There's also this. A week on a good trip leaves more memory behind than three months of ordinary life. The unlived life travels light on memory. The lived life is loaded with it. Travel is one of the few reliable ways to add weight to the record.
And travel is practice in saying yes. You book the flight. You get on the plane. You sit down and share a meal with people you don't know who, within a matter of days, will become friends. Every one of those yeses is a rehearsal for the bigger yeses — the calling, the risk, the thing you've been putting off for fifteen years.
That’s the bridge. Fear the unlived life, and travel is one of the answers. Not the cure. Not even close. But a good and faithful start.
Back at table 19. The bacon is gone. The waitress refilled my tea glass three times without being asked (they know me well). Thirty-six summers left, give or take. Plenty of time, and not near enough.

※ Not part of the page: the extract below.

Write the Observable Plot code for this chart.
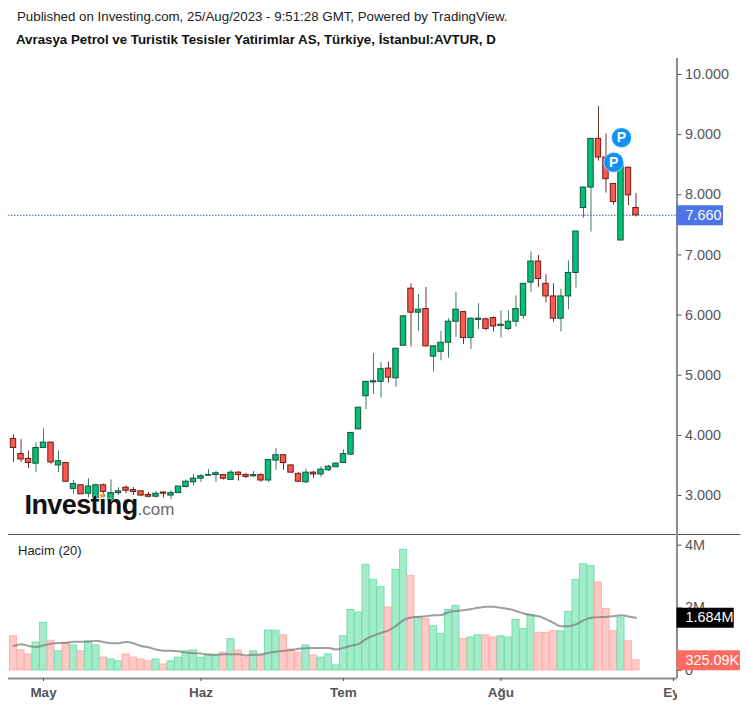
<!DOCTYPE html>
<html>
<head>
<meta charset="utf-8">
<script src="https://cdn.jsdelivr.net/npm/d3@7"></script>
<script src="https://cdn.jsdelivr.net/npm/@observablehq/plot@0.6"></script>
<style>
html,body{margin:0;padding:0;background:#fff;}
#page{position:relative;width:747px;height:707px;overflow:hidden;font-family:"Liberation Sans",Arial,sans-serif;}
#head{height:58px;position:relative;}
#l1{position:absolute;left:17px;top:9px;font-size:13.3px;color:#222;white-space:nowrap;}
#l2{position:absolute;left:16px;top:32px;font-size:13.3px;font-weight:bold;color:#111;white-space:nowrap;}
#vol{position:absolute;left:18px;top:543px;font-size:13px;color:#222;}
#mask{position:absolute;left:677px;top:681px;width:70px;height:26px;background:#fff;}
svg{display:block;overflow:visible;}
.logo text{letter-spacing:-.6px;}
</style>
</head>
<body>
<div id="page">
<div id="head">
<div id="l1">Published on Investing.com, 25/Aug/2023 - 9:51:28 GMT, Powered by TradingView.</div>
<div id="l2">Avrasya Petrol ve Turistik Tesisler Yatirimlar AS, Türkiye, İstanbul:AVTUR, D</div>
</div>
<div id="top"></div>
<div id="bot"></div>
<div id="vol">Hacim (20)</div>
<div id="mask"></div>
</div>
<script>
const opens=[3.94,3.69,3.61,3.53,3.79,3.88,3.50,3.54,3.11,3.17,3.03,2.96,3.17,2.92,3.04,3.13,3.09,3.07,3.01,2.98,3.05,3.00,3.04,3.14,3.22,3.28,3.33,3.34,3.34,3.26,3.38,3.34,
3.32,3.34,3.25,3.58,3.67,3.50,3.36,3.22,3.38,3.35,3.42,3.47,3.54,3.68,4.10,4.65,4.88,4.89,5.11,4.95,5.49,6.44,6.04,6.10,5.31,5.39,5.54,5.89,6.05,5.62,5.92,5.93,5.95,5.82,5.77,5.89,5.99,6.54,6.89,6.52,6.31,5.94,6.31,6.70,7.78,8.12,8.93,8.62,8.18,7.24,8.45,7.78];
const closes=[3.79,3.60,3.54,3.79,3.88,3.55,3.57,3.23,3.19,3.02,3.15,3.17,3.06,3.04,3.07,3.08,3.06,3.00,2.98,3.03,3.03,3.04,3.15,3.23,3.28,3.32,3.34,3.37,3.28,3.38,3.34,3.31,
3.34,3.25,3.59,3.67,3.54,3.38,3.23,3.38,3.35,3.43,3.48,3.53,3.69,4.04,4.46,4.89,4.90,5.10,4.96,5.44,5.98,6.04,6.09,5.48,5.48,5.54,5.89,6.09,5.62,5.94,5.94,5.77,5.81,5.84,5.89,6.10,6.52,6.89,6.60,6.31,5.94,6.31,6.70,7.39,8.12,8.93,8.62,8.26,7.88,8.50,7.99,7.66];
const highs=[4.01,3.93,3.74,3.88,4.11,3.88,3.74,3.55,3.25,3.18,3.28,3.19,3.19,3.26,3.13,3.16,3.13,3.08,3.05,3.07,3.06,3.08,3.15,3.26,3.35,3.35,3.43,3.40,3.35,3.42,3.40,3.37,
3.40,3.36,3.59,3.78,3.68,3.51,3.38,3.44,3.40,3.48,3.50,3.55,3.76,4.05,4.47,4.90,5.36,5.21,5.22,5.44,5.98,6.52,6.34,6.46,5.48,5.73,5.94,6.38,6.06,5.95,6.19,5.95,5.97,6.07,6.07,6.32,6.52,7.05,6.99,6.67,6.52,6.43,6.90,7.39,8.13,8.93,9.47,9.01,8.18,8.55,8.46,8.02];
const lows=[3.55,3.55,3.45,3.38,3.79,3.52,3.38,3.22,3.02,3.02,2.96,2.96,2.96,2.75,3.00,3.03,3.00,2.98,2.96,2.96,2.96,2.93,3.04,3.13,3.16,3.22,3.32,3.22,3.26,3.25,3.24,3.28,
3.30,3.22,3.22,3.42,3.42,3.38,3.22,3.20,3.28,3.30,3.40,3.47,3.54,3.66,4.09,4.43,4.68,4.62,4.87,4.80,5.49,5.47,5.73,5.47,5.05,5.24,5.28,5.63,5.51,5.43,5.76,5.74,5.72,5.62,5.74,5.80,5.93,6.38,6.46,6.20,5.88,5.72,6.09,6.45,7.61,7.38,8.56,8.03,7.83,7.24,7.82,7.63];
const volumes=[1.09,.64,.51,.89,1.52,.95,.61,.89,.80,.61,.93,.80,.41,.35,.29,.51,.41,.35,.29,.35,.19,.29,.41,.61,.64,.40,.51,.48,.57,1.00,.64,.41,
.61,.48,1.27,1.27,1.12,.67,.57,.80,.48,.41,.51,.16,1.09,1.93,1.85,3.37,2.89,2.66,2.01,3.21,3.85,3.02,1.71,1.64,1.41,1.16,1.93,2.06,1.00,1.05,1.12,1.12,1.05,1.09,1.05,1.61,1.32,1.77,1.20,1.20,1.25,1.25,1.87,2.89,3.39,3.33,2.81,1.96,1.25,1.68,.93,.325];
const volumeMA=[.78,.84,.78,.75,.80,.85,.88,.88,.92,.92,.92,.95,.91,.87,.87,.91,.87,.78,.74,.67,.63,.63,.61,.57,.55,.54,.50,.50,.52,.52,.52,.48,
.50,.51,.56,.60,.63,.65,.69,.71,.72,.72,.72,.67,.72,.79,.84,1.00,1.11,1.20,1.28,1.42,1.61,1.69,1.71,1.73,1.76,1.77,1.86,1.90,1.92,1.96,2.00,2.03,2.03,2.00,1.96,1.90,1.82,1.77,1.73,1.64,1.52,1.41,1.41,1.47,1.60,1.68,1.70,1.71,1.73,1.76,1.72,1.684];
const priceTicks=[3,4,5,6,7,8,9,10];
const volumeTicks=[0,2,4];
const monthBars=[4,25,44,65,88];
const monthNames=["May","Haz","Tem","Ağu","Eyl"];
const lastPrice=7.66, lastVolume=0.32509, lastMA=1.684;
const pins=[{i:81.07,p:8.95},{i:80.04,p:8.54}];

const xDomain=[-0.667,88.47];
const xRange=[8,676.5];
const labelX=89.6;
const C={up:"#00c176",upB:"#17523d",upW:"#3f7d67",dn:"#fb584e",dnB:"#6b1c17",dnW:"#70302b",axis:"#8c8c8c",txt:"#555"};
const font='"Liberation Sans",Arial,sans-serif';
const rows=opens.map((o,i)=>({i,o,c:closes[i],h:highs[i],l:lows[i],v:volumes[i],ma:volumeMA[i],up:closes[i]>=o}));

const main=Plot.plot({
  width:747,height:476,marginLeft:8,marginRight:70.5,marginTop:0,marginBottom:0,
  style:{fontFamily:font,background:"transparent"},
  x:{domain:xDomain,range:xRange,axis:null},
  y:{domain:[2.352,10.266],range:[476,0],axis:null},
  marks:[
    Plot.ruleY([lastPrice],{x1:xDomain[0],x2:xDomain[1],stroke:"#3458d8",strokeWidth:1,strokeDasharray:"1.5,1.5"}),
    Plot.ruleX(rows,{x:"i",y1:"l",y2:"h",stroke:d=>d.up?C.upW:C.dnW,strokeWidth:1}),
    Plot.rect(rows,{x1:d=>d.i-.36,x2:d=>d.i+.36,y1:"o",y2:"c",fill:d=>d.up?C.up:C.dn,stroke:d=>d.up?C.upB:C.dnB,strokeWidth:1}),
    Plot.ruleX([xDomain[1]],{stroke:C.axis,strokeWidth:2}),
    Plot.ruleY([2.352],{x1:xDomain[0],x2:97,stroke:"#555",strokeWidth:1}),
    Plot.axisY({anchor:"right",ticks:priceTicks,tickFormat:d=>d.toFixed(3),tickSize:4,tickPadding:4,fontSize:14.4,fill:C.txt,stroke:C.txt,label:null}),
    Plot.ruleY([lastPrice],{x1:xDomain[1],x2:94.67,stroke:"#4e73e6",strokeWidth:20}),
    Plot.text([lastPrice],{x:labelX,y:d=>d,text:d=>d.toFixed(3),fill:"white",fontSize:14.4,textAnchor:"start"}),
    Plot.dot(pins,{x:"i",y:"p",r:10,fill:"#0e93f5",stroke:"white",strokeWidth:.6}),
    Plot.text(pins,{x:"i",y:"p",text:()=>"P",fill:"white",fontWeight:"bold",fontSize:14}),
    Plot.text(["Investing"],{x:1.47,y:2.83,text:d=>d,textAnchor:"start",fontSize:27,fontWeight:"bold",fill:"#111",stroke:"white",strokeWidth:1.5,strokeOpacity:.6,className:"logo"}),
    Plot.text([".com"],{x:16.55,y:2.77,text:d=>d,textAnchor:"start",fontSize:17,fill:"#6a6a6a",stroke:"white",strokeWidth:1,strokeOpacity:.5}),
    Plot.dot([{i:11.83,p:3.0}],{x:"i",y:"p",r:2.3,fill:"#f6a623"})
  ]
});
document.getElementById("top").appendChild(main);

const vBottom=-0.257, vTop=4.34;
const volume=Plot.plot({
  width:747,height:173,marginLeft:8,marginRight:70.5,marginTop:0,marginBottom:29,
  style:{fontFamily:font,background:"transparent"},
  x:{domain:xDomain,range:xRange,axis:null},
  y:{domain:[vBottom,vTop],range:[144,0],axis:null},
  marks:[
    Plot.rect(rows,{x1:d=>d.i-.47,x2:d=>d.i+.47,y1:0,y2:"v",fill:d=>d.up?"#a4ebca":"#ffc9c5",stroke:d=>d.up?"#76e1b0":"#ffb1ab",strokeWidth:1}),
    Plot.line(rows,{x:"i",y:"ma",stroke:"#7f7f7f",strokeOpacity:.75,strokeWidth:2,curve:"monotone-x"}),
    Plot.ruleY([vBottom],{x1:xDomain[0],x2:xDomain[1],stroke:C.axis,strokeWidth:2}),
    Plot.ruleX([xDomain[1]],{stroke:C.axis,strokeWidth:2}),
    Plot.axisX({anchor:"bottom",ticks:monthBars,tickFormat:(d,i)=>monthNames[i],tickSize:3,tickPadding:6,fontSize:13.5,fontWeight:"bold",fill:C.txt,stroke:C.txt,label:null}),
    Plot.axisY({anchor:"right",ticks:volumeTicks,tickFormat:d=>d===0?"0":d+"M",tickSize:4,tickPadding:4,fontSize:14.4,fill:C.txt,stroke:C.txt,label:null}),
    Plot.ruleY([lastMA],{x1:xDomain[1],x2:96.1,stroke:"#000",strokeWidth:20}),
    Plot.text([lastMA],{x:labelX,y:d=>d,text:d=>(d).toFixed(3)+"M",fill:"white",fontSize:14.4,textAnchor:"start"}),
    Plot.ruleY([lastVolume],{x1:xDomain[1],x2:96.93,stroke:"#ff6a60",strokeWidth:20}),
    Plot.text([lastVolume],{x:labelX,y:d=>d,text:d=>(d*1000).toFixed(2)+"K",fill:"white",fontSize:14.4,textAnchor:"start"})
  ]
});
document.getElementById("bot").appendChild(volume);
</script>
</body>
</html>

I came home grateful. Always do.
Onward.
Minestrone Soup
I
created a version of this in the early days of the Purple Parrot Café
in the late 1980s. When we opened Tabella, I revised it and it’s a
regular menu item.
¼ c. Pure olive oil
1 ½ c. Onion, diced
1 ½ c. Carrot, diced
1 c. Celery, diced
½ c. Garlic, minced
¼ c. Kosher salt
1 tsp Dried basil
1 tsp Dried oregano
½ tsp Dried thyme
2 tsp Fresh ground black pepper
¼ tsp Crushed red pepper
2 ea. Bay leaf
2 TB Balsamic vinegar
½ c. White wine
¼ c. Tomato paste
2 ea. 28 oz. can San Marzano tomatoes, chopped
1 gal. Vegetable Stock
2 c. Zucchini, medium dice
2 c. Yellow squash, medium dice
1 ea 10 oz. package frozen spinach, thawed, drained
2 ea 15 oz. can kidney or cannelloni beans, drained
¼ c. Pesto
1 TB Worcestershire sauce
Heat olive oil in a stockpot over medium-high heat.

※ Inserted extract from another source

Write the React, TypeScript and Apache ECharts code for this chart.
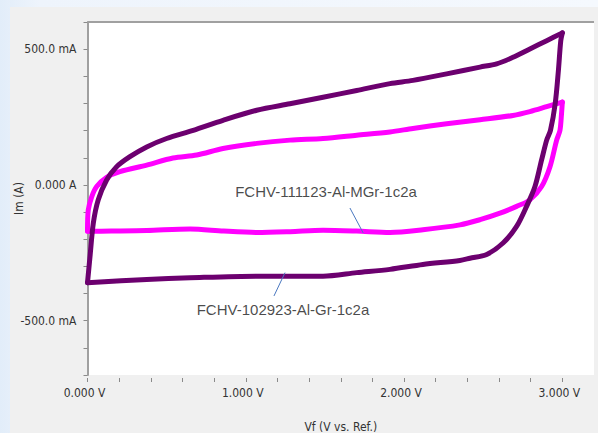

Add onions, carrots, celery, salt, peppers, basil, oregano, thyme and bay leaves. Cook for 8-10 minutes, stirring frequently.
Add wine and balsamic vinegar. Continue cooking for 3 minutes.
Add tomato paste and cook 6-8 minutes, stirring constantly, being careful not to let it burn.
Add canned tomatoes and chicken stock. Simmer for 1 hour.
Add zucchini, squash, spinach and kidney beans and cook for 8 minutes.
Remove from heat and stir in pesto and Worcestershire.